Everything from the first line down to the line containing "const faceY = (v, x)" is to be retyped exactly, both ends included, with pictures left out.

-- Start DATA SEGMENT --

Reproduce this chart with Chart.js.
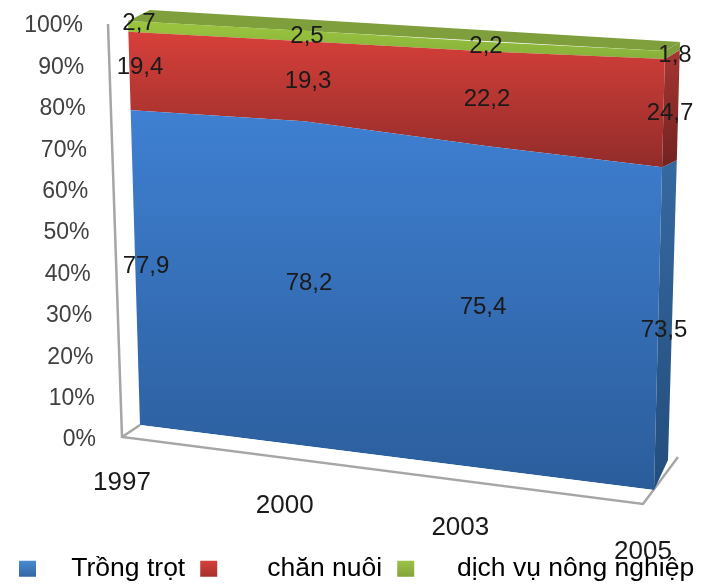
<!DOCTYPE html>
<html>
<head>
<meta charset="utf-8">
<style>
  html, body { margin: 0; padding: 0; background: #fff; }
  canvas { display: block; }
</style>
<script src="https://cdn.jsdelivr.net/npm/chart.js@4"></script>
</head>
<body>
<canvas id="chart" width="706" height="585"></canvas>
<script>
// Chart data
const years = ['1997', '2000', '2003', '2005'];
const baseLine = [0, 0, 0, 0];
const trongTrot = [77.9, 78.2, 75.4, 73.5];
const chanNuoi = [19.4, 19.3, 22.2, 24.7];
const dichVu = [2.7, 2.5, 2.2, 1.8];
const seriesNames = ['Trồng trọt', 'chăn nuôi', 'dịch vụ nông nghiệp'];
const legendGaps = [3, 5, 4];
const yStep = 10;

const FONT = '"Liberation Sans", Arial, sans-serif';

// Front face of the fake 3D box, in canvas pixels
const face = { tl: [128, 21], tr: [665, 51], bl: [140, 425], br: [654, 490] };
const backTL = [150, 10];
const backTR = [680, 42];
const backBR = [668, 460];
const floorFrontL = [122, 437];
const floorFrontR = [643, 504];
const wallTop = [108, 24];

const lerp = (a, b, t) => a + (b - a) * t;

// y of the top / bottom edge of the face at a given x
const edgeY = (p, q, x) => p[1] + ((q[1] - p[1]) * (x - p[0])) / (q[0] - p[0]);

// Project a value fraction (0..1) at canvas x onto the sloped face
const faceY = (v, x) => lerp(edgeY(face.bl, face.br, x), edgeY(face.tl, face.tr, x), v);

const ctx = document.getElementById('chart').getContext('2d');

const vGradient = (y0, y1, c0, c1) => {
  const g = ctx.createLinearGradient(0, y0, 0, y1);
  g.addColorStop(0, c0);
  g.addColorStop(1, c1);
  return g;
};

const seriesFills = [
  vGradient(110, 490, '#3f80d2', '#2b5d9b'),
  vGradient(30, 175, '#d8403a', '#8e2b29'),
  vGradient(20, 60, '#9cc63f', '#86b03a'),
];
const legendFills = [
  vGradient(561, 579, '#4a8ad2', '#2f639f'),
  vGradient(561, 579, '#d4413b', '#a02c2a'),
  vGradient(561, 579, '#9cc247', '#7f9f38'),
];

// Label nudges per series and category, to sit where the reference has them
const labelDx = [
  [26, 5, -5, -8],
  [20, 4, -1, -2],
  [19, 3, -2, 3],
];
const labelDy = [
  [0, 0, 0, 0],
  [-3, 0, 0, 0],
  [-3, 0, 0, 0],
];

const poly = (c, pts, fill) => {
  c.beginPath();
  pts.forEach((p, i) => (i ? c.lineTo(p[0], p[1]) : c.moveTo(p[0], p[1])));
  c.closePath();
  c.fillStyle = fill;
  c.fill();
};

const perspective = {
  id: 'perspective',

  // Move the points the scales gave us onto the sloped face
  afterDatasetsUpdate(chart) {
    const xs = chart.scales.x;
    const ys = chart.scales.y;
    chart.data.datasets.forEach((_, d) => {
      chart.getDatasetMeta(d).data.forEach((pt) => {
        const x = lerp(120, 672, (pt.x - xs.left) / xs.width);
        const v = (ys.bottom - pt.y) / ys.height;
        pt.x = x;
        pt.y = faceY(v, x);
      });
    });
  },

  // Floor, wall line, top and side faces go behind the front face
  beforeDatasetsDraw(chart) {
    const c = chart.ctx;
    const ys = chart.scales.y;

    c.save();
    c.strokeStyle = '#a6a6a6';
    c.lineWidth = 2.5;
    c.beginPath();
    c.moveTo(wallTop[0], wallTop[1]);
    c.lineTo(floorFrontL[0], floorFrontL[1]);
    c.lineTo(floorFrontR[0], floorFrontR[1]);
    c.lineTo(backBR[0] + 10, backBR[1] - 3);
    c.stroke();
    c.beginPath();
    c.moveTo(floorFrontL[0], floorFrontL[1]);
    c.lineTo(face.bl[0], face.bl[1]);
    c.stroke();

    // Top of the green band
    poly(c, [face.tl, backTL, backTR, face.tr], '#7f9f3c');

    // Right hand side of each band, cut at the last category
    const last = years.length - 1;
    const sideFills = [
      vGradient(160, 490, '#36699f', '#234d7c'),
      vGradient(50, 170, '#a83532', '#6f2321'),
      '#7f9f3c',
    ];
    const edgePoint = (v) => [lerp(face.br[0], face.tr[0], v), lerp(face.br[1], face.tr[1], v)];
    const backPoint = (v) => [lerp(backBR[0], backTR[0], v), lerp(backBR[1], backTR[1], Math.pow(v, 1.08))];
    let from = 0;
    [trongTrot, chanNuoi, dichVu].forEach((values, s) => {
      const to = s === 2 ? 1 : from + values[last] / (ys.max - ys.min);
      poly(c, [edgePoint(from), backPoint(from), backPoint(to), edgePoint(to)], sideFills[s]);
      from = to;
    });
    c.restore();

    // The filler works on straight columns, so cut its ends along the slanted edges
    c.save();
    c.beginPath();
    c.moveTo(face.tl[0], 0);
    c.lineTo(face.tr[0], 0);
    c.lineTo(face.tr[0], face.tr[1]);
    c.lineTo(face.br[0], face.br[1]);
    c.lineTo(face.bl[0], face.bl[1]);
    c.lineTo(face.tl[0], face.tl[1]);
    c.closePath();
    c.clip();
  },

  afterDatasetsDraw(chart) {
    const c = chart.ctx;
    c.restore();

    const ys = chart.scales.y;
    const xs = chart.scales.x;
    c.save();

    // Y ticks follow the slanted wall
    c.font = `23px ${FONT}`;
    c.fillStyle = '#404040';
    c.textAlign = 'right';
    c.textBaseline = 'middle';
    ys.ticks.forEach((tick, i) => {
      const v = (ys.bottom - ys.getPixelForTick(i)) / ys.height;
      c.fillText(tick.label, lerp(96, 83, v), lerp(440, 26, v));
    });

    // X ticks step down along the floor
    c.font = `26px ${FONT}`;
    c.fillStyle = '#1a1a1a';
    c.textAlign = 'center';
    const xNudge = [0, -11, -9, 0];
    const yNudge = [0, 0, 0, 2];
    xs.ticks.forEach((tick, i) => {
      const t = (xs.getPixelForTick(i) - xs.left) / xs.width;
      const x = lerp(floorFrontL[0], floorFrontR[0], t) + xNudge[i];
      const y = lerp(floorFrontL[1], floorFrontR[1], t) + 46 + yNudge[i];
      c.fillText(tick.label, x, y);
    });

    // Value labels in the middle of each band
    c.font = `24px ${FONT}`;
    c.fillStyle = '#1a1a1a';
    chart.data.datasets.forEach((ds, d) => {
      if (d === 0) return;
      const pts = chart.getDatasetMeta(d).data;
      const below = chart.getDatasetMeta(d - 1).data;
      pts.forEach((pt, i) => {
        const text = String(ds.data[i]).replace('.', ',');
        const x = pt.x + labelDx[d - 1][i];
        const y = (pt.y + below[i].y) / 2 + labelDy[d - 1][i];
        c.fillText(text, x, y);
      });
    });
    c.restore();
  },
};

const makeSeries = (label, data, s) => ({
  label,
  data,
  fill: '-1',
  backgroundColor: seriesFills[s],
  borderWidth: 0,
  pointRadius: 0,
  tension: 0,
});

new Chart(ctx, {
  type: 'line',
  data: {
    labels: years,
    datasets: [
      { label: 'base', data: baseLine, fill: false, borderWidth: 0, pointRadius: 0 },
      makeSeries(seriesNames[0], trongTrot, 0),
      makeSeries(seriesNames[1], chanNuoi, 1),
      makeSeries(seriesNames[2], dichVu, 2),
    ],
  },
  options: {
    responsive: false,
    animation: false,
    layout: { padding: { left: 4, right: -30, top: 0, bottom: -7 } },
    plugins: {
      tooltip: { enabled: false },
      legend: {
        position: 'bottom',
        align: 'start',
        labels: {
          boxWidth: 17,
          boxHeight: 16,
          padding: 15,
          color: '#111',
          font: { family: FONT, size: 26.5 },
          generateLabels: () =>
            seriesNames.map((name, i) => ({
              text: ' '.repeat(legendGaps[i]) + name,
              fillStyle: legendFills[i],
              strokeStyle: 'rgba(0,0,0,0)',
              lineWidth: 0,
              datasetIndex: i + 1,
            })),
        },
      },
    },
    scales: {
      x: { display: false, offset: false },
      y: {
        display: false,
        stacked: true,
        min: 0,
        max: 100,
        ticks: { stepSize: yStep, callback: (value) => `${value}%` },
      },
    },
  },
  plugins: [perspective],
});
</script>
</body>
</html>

-- End DATA SEGMENT --

▶ RESULT OF THE EXERCISE:
Reproduce this chart with Chart.js.
<!DOCTYPE html>
<html>
<head>
<meta charset="utf-8">
<style>
  html, body { margin: 0; padding: 0; background: #fff; }
  canvas { display: block; }
</style>
<script src="https://cdn.jsdelivr.net/npm/chart.js@4"></script>
</head>
<body>
<canvas id="chart" width="706" height="585"></canvas>
<script>
// Chart data
const years = ['1997', '2000', '2003', '2005'];
const baseLine = [0, 0, 0, 0];
const trongTrot = [77.9, 78.2, 75.4, 73.5];
const chanNuoi = [19.4, 19.3, 22.2, 24.7];
const dichVu = [2.7, 2.5, 2.2, 1.8];
const seriesNames = ['Trồng trọt', 'chăn nuôi', 'dịch vụ nông nghiệp'];
const legendGaps = [3, 5, 4];
const yStep = 10;

const FONT = '"Liberation Sans", Arial, sans-serif';

// Front face of the fake 3D box, in canvas pixels
const face = { tl: [128, 21], tr: [665, 51], bl: [140, 425], br: [654, 490] };
const backTL = [150, 10];
const backTR = [680, 42];
const backBR = [668, 460];
const floorFrontL = [122, 437];
const floorFrontR = [643, 504];
const wallTop = [108, 24];

const lerp = (a, b, t) => a + (b - a) * t;

// y of the top / bottom edge of the face at a given x
const edgeY = (p, q, x) => p[1] + ((q[1] - p[1]) * (x - p[0])) / (q[0] - p[0]);

// Project a value fraction (0..1) at canvas x onto the sloped face
const faceY = (v, x) => lerp(edgeY(face.bl, face.br, x), edgeY(face.tl, face.tr, x), v);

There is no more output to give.